Universal preschool sounds like a no-brainer.
President Barack Obama proposed it in his State of the Union. He followed that address with a speech in Decatur, Ga.
"Study after study shows that the earlier a child begins learning, the better he or she does down the road," he said in Georgia. "But here's the thing: We are not doing enough to give all of our kids that chance."
"Most middle-class parents can't afford a few hundred bucks a week for private preschool. And for the poor children who need it the most, the lack of access to a great preschool education can have an impact on their entire lives. And we all pay a price for that. And as I said, this is not speculation. Study after study shows the achievement gap starts off very young."
This all sounds good, except facts are stubborn things.
Before we immediately greenlight billions in new spending for a new government program (entitlement), let's take some time to review current pre-K programs, through thoughtful, published studies.
Head Start, which was launched in 1965, provides early education to the children whose families earn up to 130 percent of the federal poverty level and disabled children nationwide, for a total cost of $180 billion to date. Obama has proposed $8 billion for Head Start in his just-released annual budget. The program serves over 1 million children in all 50 states at a cost of about $8,000 per student.
In 2011, the U.S. Department of Health and Human Services commissioned a study to evaluate Head Start's effectiveness.

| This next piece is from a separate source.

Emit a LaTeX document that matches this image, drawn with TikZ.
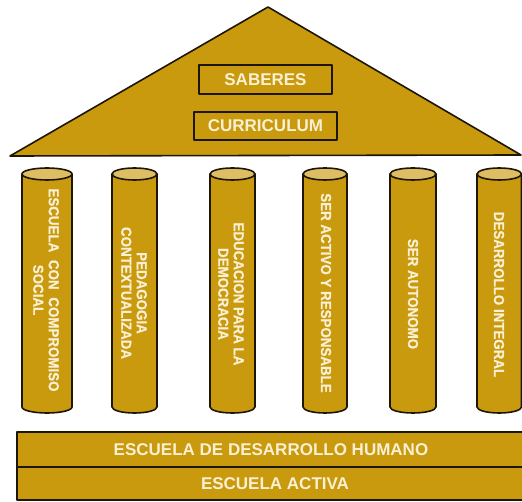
\documentclass[tikz,border=0pt]{standalone}
\usepackage{fontspec}
\setmainfont{Liberation Sans}
\newfontfamily\colfont[FakeBold=0.8,FakeStretch=0.92]{Liberation Sans Bold}
\definecolor{gold}{RGB}{201,153,14}
\definecolor{goldtop}{RGB}{222,190,100}
\definecolor{cream}{RGB}{250,240,212}
\definecolor{edge}{RGB}{30,22,5}
\begin{document}
\begin{tikzpicture}[x=1pt,y=-1pt,
  outline/.style={draw=edge,line width=1.6pt,line join=round},
  titletext/.style={text=cream,font=\bfseries\fontsize{17}{19}\selectfont,inner sep=0pt},
  coltext/.style={text=cream,font=\colfont\fontsize{14.5}{15.5}\selectfont,inner sep=0pt,rotate=-90,align=center}]
\useasboundingbox[fill=white] (0,0) rectangle (522,502);
% roof
\draw[outline,fill=gold] (268,7) -- (521,155) -- (10,156) -- cycle;
\node[outline,fill=gold,minimum width=133pt,minimum height=29pt,inner sep=0pt] (saberesbox) at (265.5,79.5) {};
\node[titletext] (saberes) at (saberesbox.center) {SABERES};
\node[outline,fill=gold,minimum width=143pt,minimum height=28pt,inner sep=0pt] (curbox) at (265.5,126) {};
\node[titletext] (curriculum) at (curbox.center) {CURRICULUM};
% columns
\foreach \l/\r/\n in {22/72/c1,112/157/c2,210/255/c3,303/347/c4,390/436/c5,477/521.5/c6}{
  \pgfmathsetmacro\cx{(\l+\r)/2}
  \pgfmathsetmacro\rx{(\r-\l)/2}
  \draw[outline,fill=gold] (\l,174) -- (\l,407) arc[start angle=180,end angle=0,x radius=\rx,y radius=6] -- (\r,174) -- cycle;
  \draw[outline,fill=goldtop] (\cx,174) ellipse[x radius=\rx,y radius=6];
  \coordinate (\n) at (\cx,292);
}
\node[coltext] (t1) at (46,290) {\makebox[203pt][s]{ESCUELA\hfill CON\hfill COMPROMISO}\\SOCIAL};
\node[coltext] (t2) at (134,293) {PEDAGOGIA\\CONTEXTUALIZADA};
\node[coltext] (t3) at (231,294) {EDUCACION PARA LA\\DEMOCRACIA};
\node[coltext] (t4) at (326,293) {SER ACTIVO Y RESPONSABLE};
\node[coltext] (t5) at (413,294) {SER AUTONOMO};
\node[coltext] (t6) at (499,294.5) {DESARROLLO INTEGRAL};
% base
\draw[outline,fill=gold] (17,432) rectangle (530,467);
\draw[outline,fill=gold] (17,467) rectangle (530,500);
\node[titletext] (humano) at (271,449.5) {ESCUELA DE DESARROLLO HUMANO};
\node[titletext] (activa) at (275,483.5) {ESCUELA ACTIVA};
\end{tikzpicture}
\end{document}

The study found that though the program had a "positive impact" on children's experiences through the preschool years, "advantages children gained during their Head Start and age 4 years yielded only a few statistically significant differences in outcomes at the end of 1st grade for the sample as a whole. Impacts at the end of kindergarten were scattered." Wait, only a "few statistically significant differences," for $8,000 per child per year? And this is what the government found!
This study led Time magazine columnist Joe Klein (hardly a conservative) to call for the elimination of Head Start, writing, "According to the Head Start Impact Study, which was quite comprehensive, the positive effects of the program were minimal and vanished by the end of first grade. Head Start graduates performed about the same as students of similar income and social status who were not part of the program. These results were so shocking that the HHS team sat on them for several years. ... Finally there is indisputable evidence about the program's effectiveness, provided by the Department of Health and Human Services: Head Start simply does not work."